16/06/2017

Closing Time - Tom Waits

Track List:

1. Ol' '55
2. I Hope That I Don't Fall in Love With You
3. Virginia Avenue
4. Old Shoes (& Picture Postcards)
5. Midnight Lullaby
6. Martha
7. Rosie
8. Lonely
9. Ice Cream Man
10. Little Trip to Heaven (on the Wings of Your Love)
11. Grapefruit Moon
12. Closing Time

Running time: 45 minutes
Released: 1973
[Geordie accent]Day three in the Big Brother House[/Geordie]... or the third successive day I get a post done, anyway.

Going back in time to before I was born, to old, old Waits material, not much of which is immediately familiar to me by name, though Waits is Waits. I expect these to rattle through; 12 tracks in 45 minutes. Short, radio friendly lengths.

The first thing that hits me is that the recording level is quiet. I have to turn the volume up to get a good read on Ol' 55 as it starts. It sounds... more melodic and standard than the Waits material I am closer to. I am, sadly, interrupted even before this first track is done. Another mid-tune pause then.It strikes me on resuming the play that I do recognise the song, or at least it carries one of those "familiar" vibes - you know the type: can't place it exactly, but sure you have heard it several times before. The sort that make you go "Oh, that's what it was" when you find out or remember.

This, then, seems to be Waits before Waits became what he is known for now - all gruff and dark and experimental. Whilst it is no surprise that a younger Tom Waits had a slightly more tuneful voice than the one I became accustomed to from his later work, I am slightly surprised by the melodies being more traditional in form. As I finish typing that sentence we hit the start of Virginia Avenue with its bluesy sway. Oh, yes please. more of this. Perhaps not the best fit for the blue skies outside but a glorious sound and mood all the same. I had been starting to feel more human again, but a bad night's sleep last night has set me back a bit on that score so the low tempo and laid back rhythm induce a yawn - of genuine sleepiness not boredom.

I suppose I might have been really harsh on this in another time. Words like "generic" and "ten-a-penny" and other such epithets for common forms of easily accessible music may have spewed from my fingers or my mouth. I find myself shying away from such vitriol these days; whilst I am as averse to mass-manufactured music as ever, I am more chilled about it just not being for me. With respect to these Waits tunes though... well, I don't have tonnes of stuff like this as my library doesn't skew towards 70s easy listening. The combination of the performer's magnetism, the scarcity of such tracks in my collection and my belated recognition that accessible or popular doesn't have to be bad... well, I can just sit back and enjoy it for what it is. On that score, I don't think it is a patch on, say, Alice (my personal high water mark for Waits, as I am sure I have said before) but it is a nice collection of songs all the same.

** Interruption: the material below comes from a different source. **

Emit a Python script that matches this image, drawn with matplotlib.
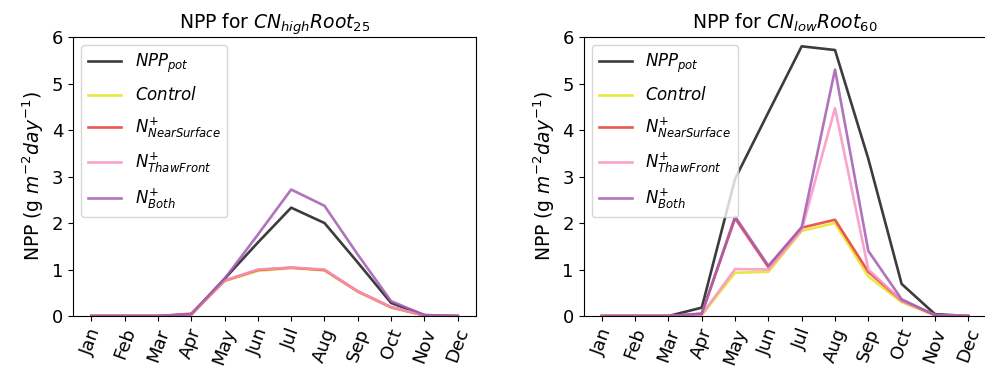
import matplotlib
matplotlib.use("Agg")
import matplotlib.pyplot as plt

months = ["Jan", "Feb", "Mar", "Apr", "May", "Jun", "Jul", "Aug", "Sep", "Oct", "Nov", "Dec"]

# CN_high Root_25
high_pot = [0, 0, 0, 0.03, 0.80, 1.58, 2.33, 2.00, 1.15, 0.28, 0.02, 0]
high_control = [0, 0, 0, 0.02, 0.75, 0.97, 1.03, 0.98, 0.52, 0.18, 0.01, 0]
high_near = [0, 0, 0, 0.05, 0.76, 0.99, 1.04, 0.99, 0.53, 0.19, 0.01, 0]
high_thaw = [0, 0, 0, 0.03, 0.76, 1.00, 1.04, 1.00, 0.53, 0.19, 0.01, 0]
high_both = [0, 0, 0, 0.04, 0.80, 1.75, 2.72, 2.37, 1.32, 0.32, 0.02, 0]

# CN_low Root_60
low_pot = [0, 0, 0, 0.18, 2.95, 4.38, 5.80, 5.72, 3.38, 0.69, 0.04, 0]
low_control = [0, 0, 0, 0.02, 0.93, 0.95, 1.83, 2.00, 0.85, 0.30, 0.01, 0]
low_near = [0, 0, 0, 0.05, 2.10, 1.05, 1.90, 2.07, 0.95, 0.33, 0.02, 0]
low_thaw = [0, 0, 0, 0.03, 1.01, 1.00, 1.85, 4.47, 1.00, 0.33, 0.02, 0]
low_both = [0, 0, 0, 0.05, 2.14, 1.08, 1.91, 5.30, 1.40, 0.36, 0.02, 0]

labels = [r"$NPP_{pot}$", r"$Control$", r"$N^{+}_{NearSurface}$",
          r"$N^{+}_{ThawFront}$", r"$N^{+}_{Both}$"]
colors = ["#1a1a1a", "#e4e420", "#e83a36", "#f794c4", "#a35cb2"]

fig = plt.figure(figsize=(9.85, 3.69), dpi=100)
ax1 = fig.add_axes([0.0741, 0.1436, 0.4092, 0.7561])
ax2 = fig.add_axes([0.5924, 0.1436, 0.4092, 0.7561])

panels = [
    (ax1, [high_pot, high_control, high_near, high_thaw, high_both],
     r"NPP for $CN_{high}Root_{25}$"),
    (ax2, [low_pot, low_control, low_near, low_thaw, low_both],
     r"NPP for $CN_{low}Root_{60}$"),
]

x = list(range(len(months)))
for ax, series, title in panels:
    for vals, lab, col in zip(series, labels, colors):
        ax.plot(x, vals, color=col, lw=1.9, alpha=0.85, label=lab)
    ax.set_ylim(0, 6)
    ax.set_yticks(range(0, 7))
    ax.set_xticks(x)
    ax.set_xticklabels(months, rotation=70, fontsize=13)
    ax.tick_params(axis="y", labelsize=13)
    ax.set_title(title, fontsize=13.5)
    ax.set_ylabel(r"NPP (g $m^{-2} day^{-1}$)", fontsize=13.5)
    ax.legend(loc="upper left", fontsize=12, labelspacing=0.67)

fig.savefig("out.png", dpi=100)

The last paragraph reads like a sum-up, but I am only half way through, and finding my ear drawn to the piano on Martha. It doesn't sound completely in tune... it has an echoey, off-note quality to it that reminds me of the piano tunes played in saloon scenes in westerns. A particular affectation of American playing, it seems to me, whether a style affected by the pianist of a deliberate tuning I cannot tell, but I don't associate this kind of "swimming pool" sound to any European artistes. The two tracks named after women seem to merge together in my consciousness, though the twangy-ness of the piano is definitely toned down on Rosie, and it is only the slow, appropriately lonely sounds of Lonely that snap me out of a haze.

Here Waits sounds distant, and with only the piano keys for company he creates an impression of himself on a big stage in an empty auditorium, a sole spotlight on him, a shred of sound just about carrying to the exit that you watch from as he plays, slumped over the keyboard in despair. Say what you want about Tom Waits, his ability to conjure images in the mind of this listener is pretty much second-to-none. We are through that charade and onto an unexpectedly jaunty track, that only gets jauntier as it gets past the intro, doubling down on the jaunt? I like that, and find my foot tapping its appreciation, too. What a contrast from track to track. Out-back mercy-killing in the middle of nowhere to life and soul of a happening party in the blink of an eye.

I really like how this album shifts around tonally. Bluesy for the most part, there are jazzier numbers and plainer "entertainer" faire too. The mix means that none of them get too much - and you don't end up lamenting that Waits is not really a bluesman, or a jazz cat or whatever, but his own thing altogether which takes in aspects of each. On this collection I find myself most drawn to the slowest, lowest tracks, even when Grapefruit Moon has Waits' voice at its wobbliest. The laments, that's what hit me, regret dripping from every note. As Sinatra once sang: regrets, I've had a few (that's a tag I didn't expect to be using).

The title track, Closing Time, is an instrumental, sad and listless - it doesn't hit the moody notes of Grapefruit Moon or despondency of Lonely but it carries that same kind of regretful air from first note to last, and it seems a fitting way to close a disc.